A question to ponder . . .

How many times did Jesus point to himself, his wants, his “must-haves” instead of pointing to God, loving self, loving others, and simply Loving?

“What do you mean you have loaves and fish? I prefer lamb.”

“I prefer drums, not flute and tambourine.”

“You want me to stand while I teach? I’m exhausted, I prefer sitting.”

These things sound ludicrous, right?

Silly things that Jesus never said.

But we say them. Just in different ways.

“What do you mean you don’t say the Apostle’s Creed? I’ve said that all my life. I’m finding another church.”

“I prefer hymns like Have Thine On Way, Lord and The Old Rugged Cross. You sing WHAT in worship?”

“A high school is not a sacred worship space.”

Jesus didn’t make demands for himself. Jesus “did.”

He worked with what he had.

He went TO the people, where they were. He did not park himself on a hillside at 10 am every Sunday and expect them to come to him.

One of the fine lines we have as Christ followers is to determine what it means to love ourselves, to take care of filling our own souls, but also to care for others, to seek the “one sheep” that doesn’t have the value of being in the herd.

A colleague started a new worship service, hoping to reach an entirely different demographic of people. For a while, it went really well.
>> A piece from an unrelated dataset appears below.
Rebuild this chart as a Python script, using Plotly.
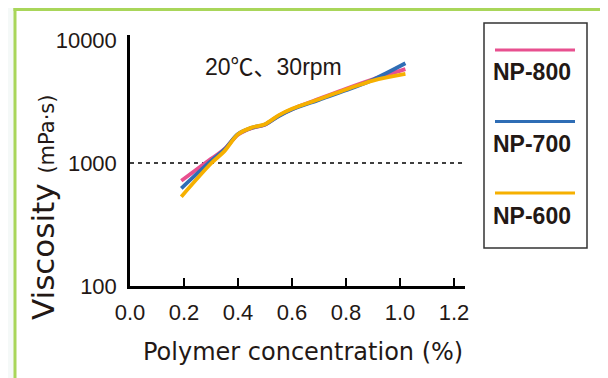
import plotly.graph_objects as go

# ---- data ----
concentration = [0.19, 0.30, 0.35, 0.40, 0.45, 0.50, 0.55, 0.60, 0.70, 0.80, 0.90, 1.02]
np800 = [718, 1080, 1300, 1700, 1920, 2050, 2420, 2740, 3320, 4020, 4800, 5800]
np700 = [623, 1040, 1290, 1720, 1930, 2060, 2400, 2720, 3260, 3900, 4760, 6470]
np600 = [532, 990, 1250, 1710, 1940, 2070, 2440, 2760, 3300, 3960, 4680, 5300]
series_names = ["NP-800", "NP-700", "NP-600"]
series_colors = ["#e8508f", "#2f6db5", "#f6b000"]
x_ticks = [0.0, 0.2, 0.4, 0.6, 0.8, 1.0, 1.2]
x_tick_labels = ["0.0", "0.2", "0.4", "0.6", "0.8", "1.0", "1.2"]
y_ticks = [100, 1000, 10000]
y_tick_labels = ["100", "1000", "10000"]
ref_level = 1000

OFF = 8  # page body margin
W, H = 608, 378
L, T = 130 - OFF, 35 - OFF
PW, PH = 335, 251
R, B = W - L - PW, H - T - PH
TXT = "#231815"


def px(x):
    return (x - OFF - L) / PW


def py(y):
    return (T + PH - (y - OFF)) / PH


fig = go.Figure()

# reference dashed line at 1000
fig.add_trace(go.Scatter(x=[0, 1.24], y=[ref_level, ref_level], mode="lines",
                         line=dict(color="#000000", width=1.4, dash="4px,4px"),
                         showlegend=False, hoverinfo="skip"))

for name, vals, col in zip(series_names, [np800, np700, np600], series_colors):
    fig.add_trace(go.Scatter(x=concentration, y=vals, mode="lines", name=name,
                             line=dict(color=col, width=3.8, shape="spline", smoothing=0.9),
                             showlegend=False))

shapes = [
    # white card with green frame
    dict(type="rect", xref="paper", yref="paper", x0=px(15), x1=px(620), y0=py(8), y1=py(390),
         fillcolor="white", line=dict(width=0), layer="below"),
    dict(type="line", xref="paper", yref="paper", x0=px(13.5), x1=px(620), y0=py(9.5), y1=py(9.5),
         line=dict(color="#a9d65a", width=3)),
    dict(type="line", xref="paper", yref="paper", x0=px(15), x1=px(15), y0=py(8), y1=py(390),
         line=dict(color="#a9d65a", width=3)),
    # legend box
    dict(type="rect", xref="paper", yref="paper", x0=px(484), x1=px(587), y0=py(23), y1=py(248),
         fillcolor="rgba(0,0,0,0)", line=dict(color="#333333", width=1.5)),
]
annotations = []
legend_line_y = [50, 121.5, 193]
legend_text_y = [72, 144, 216]
for name, col, ly, ty in zip(series_names, series_colors, legend_line_y, legend_text_y):
    shapes.append(dict(type="line", xref="paper", yref="paper", x0=px(495), x1=px(575),
                       y0=py(ly), y1=py(ly), line=dict(color=col, width=3)))
    annotations.append(dict(text="<b>" + name + "</b>", xref="paper", yref="paper",
                            x=px(532), y=py(ty), xanchor="center", yanchor="middle",
                            showarrow=False,
                            font=dict(family="Liberation Sans", size=23, color=TXT)))

# condition label
annotations.append(dict(text="20℃、30rpm", xref="paper", yref="paper", x=px(273), y=py(67),
                        xanchor="center", yanchor="middle", showarrow=False,
                        font=dict(family="Liberation Sans, Noto Sans CJK JP", size=23, color=TXT)))
# axis titles
annotations.append(dict(text="Viscosity <span style='font-size:21px'>(mPa·s)</span>",
                        xref="paper", yref="paper", x=px(43), y=py(208), textangle=-90,
                        xanchor="center", yanchor="middle", showarrow=False,
                        font=dict(family="DejaVu Sans", size=31, color=TXT)))
annotations.append(dict(text="Polymer concentration (%)", xref="paper", yref="paper",
                        x=px(303), y=py(352), xanchor="center", yanchor="middle",
                        showarrow=False, font=dict(family="DejaVu Sans", size=24, color=TXT)))

fig.update_layout(
    width=W, height=H, margin=dict(l=L, r=R, t=T, b=B),
    paper_bgcolor="#f5f9f8", plot_bgcolor="white",
    shapes=shapes, annotations=annotations, showlegend=False,
    xaxis=dict(range=[0, 1.2407], tickvals=x_ticks, ticktext=x_tick_labels,
               ticks="inside", ticklen=8, tickwidth=2, tickcolor="black",
               showline=True, linecolor="black", linewidth=2.5, showgrid=False, zeroline=False,
               tickfont=dict(family="Liberation Sans", size=22, color=TXT), ticklabelstandoff=5),
    yaxis=dict(type="log", range=[2, 2 + PH / 123.0], tickvals=y_ticks, ticktext=y_tick_labels,
               ticks="", showline=True, linecolor="black", linewidth=2.5, showgrid=False,
               zeroline=False, tickfont=dict(family="Liberation Sans", size=22, color=TXT),
               ticklabelstandoff=6),
)

fig.write_html("out.html")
Then attendance dropped off, and sometimes there were more worshippers on the worship team than in the auditorium seats.

After six months of preaching to some foam cushions, he and the leadership team decided to pull the plug. They targeted a different night of the week and revamped the entire “offering.”

If the amount of hate emails he received had been indicative of butts in a seat, he would have never changed the service. Folks were vicious. This was my first taste of what could potentially happen when folks feel like the balance between their desires being heard and trying to reach those not yet engaged is askew.

I know you’ve heard me say this before, but I really do mean it with every ounce of sincerity and intent.

When you became a part of West, you plainly were willing to live into the tension of tending to your own soul but being constantly willing to do what it takes to take the message of Love and transformation beyond who we already know.

Basically, you live by seeking the lost sheep.

I know you make sacrifices, and you do it with such grace. You make a difference in the Kingdom of God. It’s why we are a viable church despite our challenges.

Please meditate on the passage below. You are the shepherd.

Thank you.

Grace and Peace,



Luke 15:

1-3 By this time a lot of men and women of questionable reputation were hanging around Jesus, listening intently. The Pharisees and religion scholars were not pleased, not at all pleased. They growled, “He takes in sinners and eats meals with them, treating them like old friends.” Their grumbling triggered this story.

4-7 “Suppose one of you had a hundred sheep and lost one. Wouldn’t you leave the ninety-nine in the wilderness and go after the lost one until you found it? When found, you can be sure you would put it across your shoulders, rejoicing, and when you got home call in your friends and neighbors, saying, ‘Celebrate with me! I’ve found my lost sheep!’ Count on it—there’s more joy in heaven over one sinner’s rescued life than over ninety-nine good people in no need of rescue.